What lends credence to this version of the course of events is that Hersh’s key claim about an ISI “walk-in” in August 2010 appears to have been widely corroborated. It would be surprising if further details — let alone the whole truth — were to emerge, given that blanket denials remain the preferred means of covering up.

Hersh’s reliance on unnamed sources makes it tempting to question his credibility, but protecting identities also facilitates the flow of information. Besides, he has operated on a similar basis for more than 45 years, and the more sensational of his revelations — from the My Lai Massacre to the abuse of prisoners at Abu Ghraib — have more often than not turned out to be factually reliable.

In the case of the Abbottabad raid, he rubbishes American claims of a fire-fight, as well as the notion that Bin Laden was armed or used one of his wives as a shield, and says that capturing him alive was never on the agenda — which seemed obvious anyhow — adding the claim that this was based on Pakistani insistence. That’s not implausible, although it’s not hard to imagine why the Americans wouldn’t anyhow have wanted him as a prisoner. Hersh can also find no evidence that the purported “burial at sea” ever took place, or that anything more than “some books and papers” was retrieved from the house.

In the light of all this, it is somewhat surprising that the official account about the boots on the ground that terminated Abu Sayyaf has not attracted greater scepticism — although questions have been raised about the man’s significance in the Islamic State hierarchy.
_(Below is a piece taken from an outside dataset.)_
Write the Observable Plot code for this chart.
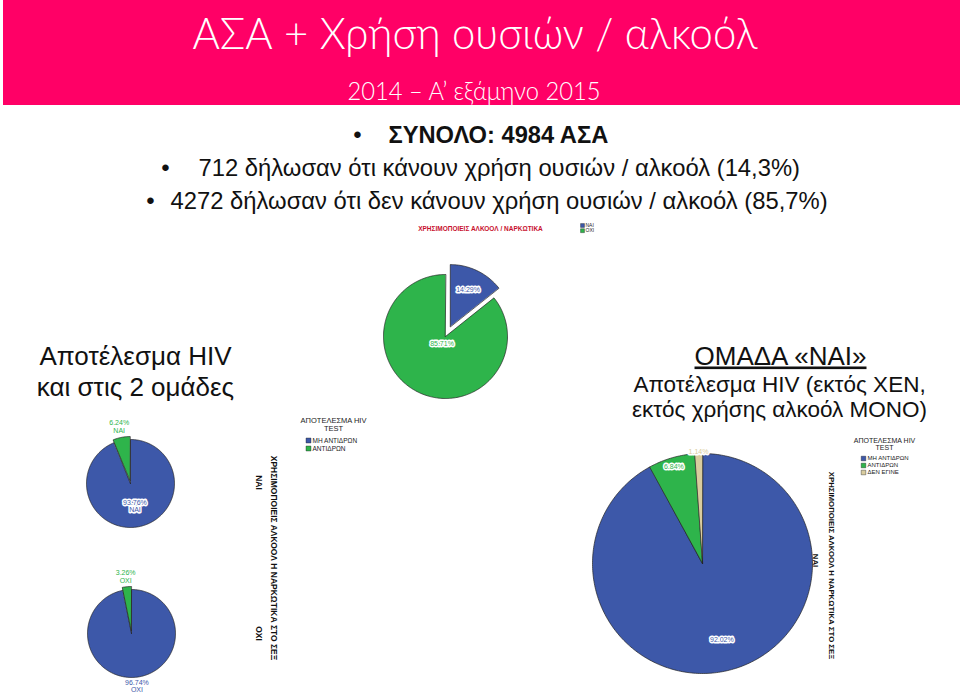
<!DOCTYPE html>
<html><head><meta charset="utf-8">
<script src="https://cdn.jsdelivr.net/npm/d3@7"></script>
<script src="https://cdn.jsdelivr.net/npm/@observablehq/plot@0.6"></script>
<style>
html,body{margin:0;padding:0;background:#fff;}
#wrap{position:relative;width:960px;height:696px;overflow:hidden;background:#fff;}
#band{position:absolute;left:3px;top:0;width:957px;height:105px;background:#ff0066;}
#chart{position:absolute;left:0;top:0;}
</style></head><body><div id="wrap"><div id="band"></div><div id="chart"></div></div>
<script>
// ---------------- data ----------------
const overallCategories = ["ΝΑΙ", "ΟΧΙ"];
const overallValues = [14.29, 85.71];
const hivCategories = ["ΜΗ ΑΝΤΙΔΡΩΝ", "ΑΝΤΙΔΡΩΝ"];
const hivNaiValues = [93.76, 6.24];
const hivOxiValues = [96.74, 3.26];
const hivCategories3 = ["ΜΗ ΑΝΤΙΔΡΩΝ", "ΑΝΤΙΔΡΩΝ", "ΔΕΝ ΕΓΙΝΕ"];
const groupNaiValues = [92.02, 6.84, 1.14];
const panelLabels = ["ΝΑΙ", "ΟΧΙ"];

const titleText = "ΑΣΑ + Χρήση ουσιών / αλκοόλ";
const subtitleText = "2014 – Α’ εξάμηνο 2015";
const bulletTexts = ["ΣΥΝΟΛΟ: 4984 ΑΣΑ",
  "712 δήλωσαν ότι κάνουν χρήση ουσιών / αλκοόλ (14,3%)",
  "4272 δήλωσαν ότι δεν κάνουν χρήση ουσιών / αλκοόλ (85,7%)"];
const leftHeading = ["Αποτέλεσμα HIV", "και στις 2 ομάδες"];
const rightHeading = ["ΟΜΑΔΑ «ΝΑΙ»", "Αποτέλεσμα HIV (εκτός ΧΕΝ,", "εκτός χρήσης αλκοόλ ΜΟΝΟ)"];
const topChartTitle = "ΧΡΗΣΙΜΟΠΟΙΕΙΣ ΑΛΚΟΟΛ / ΝΑΡΚΩΤΙΚΑ";
const legendTitle = "ΑΠΟΤΕΛΕΣΜΑ HIV\nTEST";
const panelAxisTitle = "ΧΡΗΣΙΜΟΠΟΙΕΙΣ ΑΛΚΟΟΛ Η ΝΑΡΚΩΤΙΚΑ ΣΤΟ ΣΕΞ";

// ---------------- styles / layout ----------------
const BLUE = "#3d58a9", GREEN = "#2eb44b", BEIGE = "#d9cc9e";
const colorDomain = ["ΝΑΙ", "ΟΧΙ", "ΜΗ ΑΝΤΙΔΡΩΝ", "ΑΝΤΙΔΡΩΝ", "ΔΕΝ ΕΓΙΝΕ"];
const colorRange = [BLUE, GREEN, BLUE, GREEN, BEIGE];
const SANS = "Liberation Sans, Arial, sans-serif";

const pies = [
  {id: "overall", cats: overallCategories, values: overallValues, cx: 445, cy: 336, r: 62,
   explode: [11, 0], labelFrac: [0.66, 0.13], suffix: null},
  {id: "nai", cats: hivCategories, values: hivNaiValues, cx: 130, cy: 483, r: 44,
   explode: [0, 3], labelFrac: [0.52, 1.25], suffix: panelLabels[0]},
  {id: "oxi", cats: hivCategories, values: hivOxiValues, cx: 131, cy: 633, r: 44,
   explode: [0, 3], labelFrac: [1.21, 1.23], suffix: panelLabels[1]},
  {id: "group", cats: hivCategories3, values: groupNaiValues, cx: 702, cy: 563, r: 110,
   explode: [0, 0, 0], labelFrac: [0.71, 0.92, 1.02], suffix: null}
];

const slicePts = [], sliceLabels = [];
for (const p of pies) {
  const arcs = d3.pie().sort(null).value(d => d.value)(
    p.cats.map((c, i) => ({cat: c, value: p.values[i]})));
  arcs.forEach((a, k) => {
    const mid = (a.startAngle + a.endAngle) / 2;
    const e = p.explode[k] || 0;
    const cx = p.cx + e * Math.sin(mid), cy = p.cy - e * Math.cos(mid);
    const id = p.id + "-" + k, cat = a.data.cat;
    slicePts.push({id, cat, x: cx, y: cy});
    const n = Math.max(2, Math.ceil((a.endAngle - a.startAngle) / (Math.PI / 180)));
    for (let j = 0; j <= n; j++) {
      const t = a.startAngle + (a.endAngle - a.startAngle) * j / n;
      slicePts.push({id, cat, x: cx + p.r * Math.sin(t), y: cy - p.r * Math.cos(t)});
    }
    const lr = p.labelFrac[k] * p.r;
    sliceLabels.push({cat, x: cx + lr * Math.sin(mid), y: cy - lr * Math.cos(mid),
      text: a.data.value.toFixed(2) + "%" + (p.suffix ? "\n" + p.suffix : "")});
  });
}

function legendItems(cats, x, y0, step) {
  return cats.map((c, i) => ({cat: c, x, y: y0 + i * step}));
}
const topLegend = legendItems(overallCategories, 582, 225, 5.2);
const leftLegend = legendItems(hivCategories, 308, 440, 8);
const rightLegend = legendItems(hivCategories3, 863, 458, 7);

const chart = Plot.plot({
  width: 960, height: 696, margin: 0,
  x: {domain: [0, 960], range: [0, 960], axis: null},
  y: {domain: [0, 696], range: [0, 696], axis: null},
  color: {domain: colorDomain, range: colorRange},
  style: {background: "transparent", overflow: "visible"},
  marks: [
    // header
    Plot.text([titleText], {x: 474.5, y: 48, text: d => d, fill: "white", fontSize: 43,
      fontFamily: "Lato, Open Sans, sans-serif", fontWeight: 300, lineAnchor: "bottom", className: "ttl"}),
    Plot.text([subtitleText], {x: 473.5, y: 99, text: d => d, fill: "white", fontSize: 26,
      fontFamily: "Lato, Open Sans, sans-serif", fontWeight: 300, lineAnchor: "bottom", className: "sub"}),
    // bullets
    Plot.text(["•", "•", "•"], {x: [357, 165, 150], y: [142, 175, 208], text: d => d, fill: "#111",
      fontSize: 24, fontFamily: SANS, lineAnchor: "bottom"}),
    Plot.text([bulletTexts[0]], {x: 388, y: 142, text: d => d, fill: "#111", fontSize: 23.7, fontWeight: "bold",
      fontFamily: SANS, textAnchor: "start", lineAnchor: "bottom"}),
    Plot.text(bulletTexts.slice(1), {x: [198, 170], y: [175, 208], text: d => d, fill: "#111", fontSize: 23.8,
      fontFamily: SANS, textAnchor: "start", lineAnchor: "bottom"}),
    // side headings
    Plot.text(leftHeading, {x: 135, y: [364, 395], text: d => d, fill: "#111", fontSize: 26,
      fontFamily: SANS, lineAnchor: "bottom"}),
    Plot.text([rightHeading[0]], {x: 780, y: 364, text: d => d, fill: "#111", fontSize: 26,
      fontFamily: SANS, lineAnchor: "bottom", className: "ul"}),
    Plot.text(rightHeading.slice(1), {x: 779, y: [391, 416], text: d => d, fill: "#111", fontSize: 22.5,
      fontFamily: SANS, lineAnchor: "bottom"}),
    // pies
    Plot.line(slicePts, {x: "x", y: "y", z: "id", fill: "cat", stroke: "#222", strokeWidth: 0.7,
      curve: "linear-closed", strokeLinejoin: "round"}),
    Plot.text(sliceLabels, {x: "x", y: "y", text: "text", fill: "cat", stroke: "white", strokeWidth: 3,
      paintOrder: "stroke", fontSize: 7, fontFamily: SANS, lineHeight: 1.05}),
    // top chart title + legend
    Plot.text([topChartTitle], {x: 480, y: 228, text: d => d, fill: "#c8102e", fontSize: 6.5,
      fontWeight: "bold", fontFamily: SANS}),
    Plot.dot(topLegend, {x: "x", y: "y", fill: "cat", symbol: "square", r: 2.2, stroke: "#222", strokeWidth: 0.4}),
    Plot.text(topLegend, {x: d => d.x + 3, y: "y", text: "cat", fill: "#222", fontSize: 5,
      fontFamily: SANS, textAnchor: "start"}),
    // left legend
    Plot.text([legendTitle], {x: 333, y: 424, text: d => d, fill: "#222", fontSize: 7.5,
      fontFamily: SANS, lineHeight: 1.1}),
    Plot.dot(leftLegend, {x: "x", y: "y", fill: "cat", symbol: "square", r: 2.8, stroke: "#222", strokeWidth: 0.4}),
    Plot.text(leftLegend, {x: d => d.x + 4, y: "y", text: "cat", fill: "#222", fontSize: 6.5,
      fontFamily: SANS, textAnchor: "start"}),
    // right legend
    Plot.text([legendTitle], {x: 884, y: 443.5, text: d => d, fill: "#222", fontSize: 7,
      fontFamily: SANS, lineHeight: 1.05}),
    Plot.dot(rightLegend, {x: "x", y: "y", fill: "cat", symbol: "square", r: 2.6, stroke: "#222", strokeWidth: 0.4}),
    Plot.text(rightLegend, {x: d => d.x + 4, y: "y", text: "cat", fill: "#222", fontSize: 6,
      fontFamily: SANS, textAnchor: "start"}),
    // panel (facet) titles, rotated
    Plot.text([panelAxisTitle], {x: 273, y: 557.5, text: d => d, rotate: 90, fill: "#111", fontSize: 8.5,
      fontWeight: "bold", fontFamily: SANS}),
    Plot.text(panelLabels, {x: 258, y: [482, 633], text: d => d, rotate: 90, fill: "#111", fontSize: 8.5,
      fontWeight: "bold", fontFamily: SANS}),
    Plot.text([panelAxisTitle], {x: 831, y: 565, text: d => d, rotate: 90, fill: "#111", fontSize: 7.8,
      fontWeight: "bold", fontFamily: SANS}),
    Plot.text([panelLabels[0]], {x: 815, y: 560, text: d => d, rotate: 90, fill: "#111", fontSize: 7.8,
      fontWeight: "bold", fontFamily: SANS})
  ]
});
chart.querySelectorAll(".ttl text").forEach(t => { t.setAttribute("textLength", 565); t.setAttribute("lengthAdjust", "spacingAndGlyphs"); });
chart.querySelectorAll(".sub text").forEach(t => { t.setAttribute("textLength", 253); t.setAttribute("lengthAdjust", "spacingAndGlyphs"); });
chart.querySelectorAll(".ul text").forEach(t => t.style.textDecoration = "underline");
document.getElementById("chart").appendChild(chart);
</script></body></html>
There’s no reason to expect, though, that we will be any the wiser four years hence. What’s shocking, though, is that so many of us no longer flinch when the US pursues to the end quarries that it helps to create. No jury, no trial, just a death sentence. Al Qaeda and ISIS are no doubt atrocious organisations, and their destruction would be a huge relief. So would the demise of American exceptionalism, which adds up to little more than an excuse for going rogue — followed by an exhibition of extreme mendacity.